# Bonus PTB - Beethoven Gumdrops



## itywltmt

*For my loyal readers on TC:* you are aware that my "regular" blog is going to be posted TOMORROW as I have something special for "This Day in Music History". However, I wanted to post a "quickie" pair of Beethoven pieces, in keeping with ITYWLTMT's on-going Beethoven Project, where I plan to post all nine Beethoven symphonies and other major works (in whole or in part) on my YouTube channel, to be enjoyed anytime, anywhere there is Internet coverage.

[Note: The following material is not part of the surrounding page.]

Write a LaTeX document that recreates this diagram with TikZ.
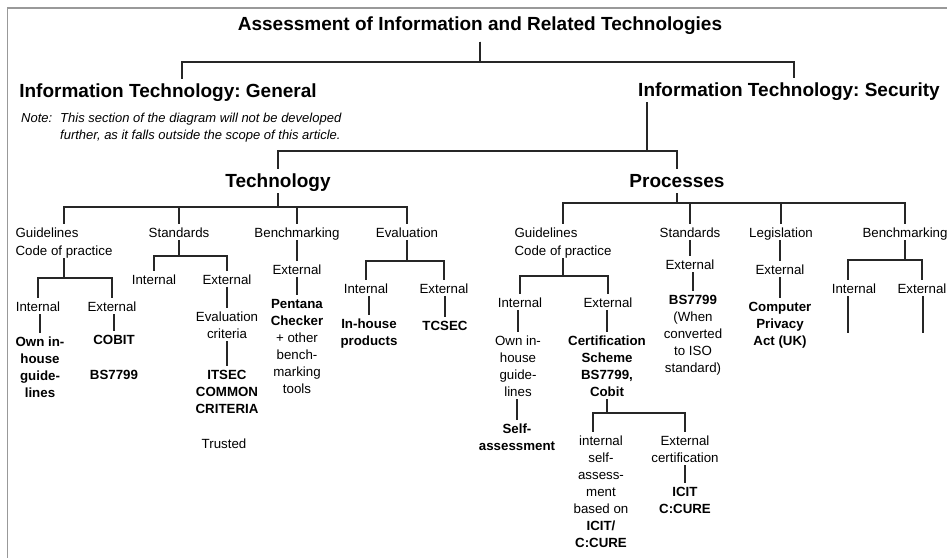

So, without further ado, _The Ruis of Athens_ and a performance of the _Fourth_ Symphony:

_Die Ruinen von Athen_ (The Ruins of Athens), Op. 113
Overture and eight numbers for soloists, chorus and orchestra

Neumar Starling, Soprano
Vladimir de Kanel, Baritone
Berliner Symphoniker, Berliner Konzertchor, conducted by Hans Hubert Schoenzeler
http://www.youtube.com/playlist?list=PL9741174BE78CBA21

Symphony no. 4, in B flat Major, op. 60
Koninklijk Concertgebouworkest, Carlos Kleiber
http://www.youtube.com/playlist?list=PLA96B1C77F5D4569B

*September 23 2011, "I Think You Will Love This Music Too" will be adding a new montage "The Fall Equinox" to its Pod-O-Matic Podcast. Read our English and French commentary September 23rd on the ITYWLTMT Blogspot blog.*


----------



## Sid James

i find it harder to grasp beethoven's 4th than any other of his symphonie i know well so far (only the first two syms are less known to me overall than the rest). even heard the 4th in concert. it comes across to me as more kind of "haydn-like" than the others, maybe? kind of more "classical era," but not exactly, as it comes after the groundbreaking "eroica." so what do i make of it? a hybrid between the classical & romantic? i'm not sure, i'll have to revisit it sometime soon, probably on disc (it's getting more of an airing live here than the case previously, which is good)...


----------



## itywltmt

Bernstein's vignette (his pre-concert briefing) on Beethoven's 4th - part of his Bernstein*/Beethoven TV series *from the late '70s.






In that vignette, he talks of the "somber, almost ominous" start to the symphony, and how it magically turns into a "veritable funfest" of music. I find that to be a satisfactory explanation - and mindset - to "take in" the _Fourth_.


----------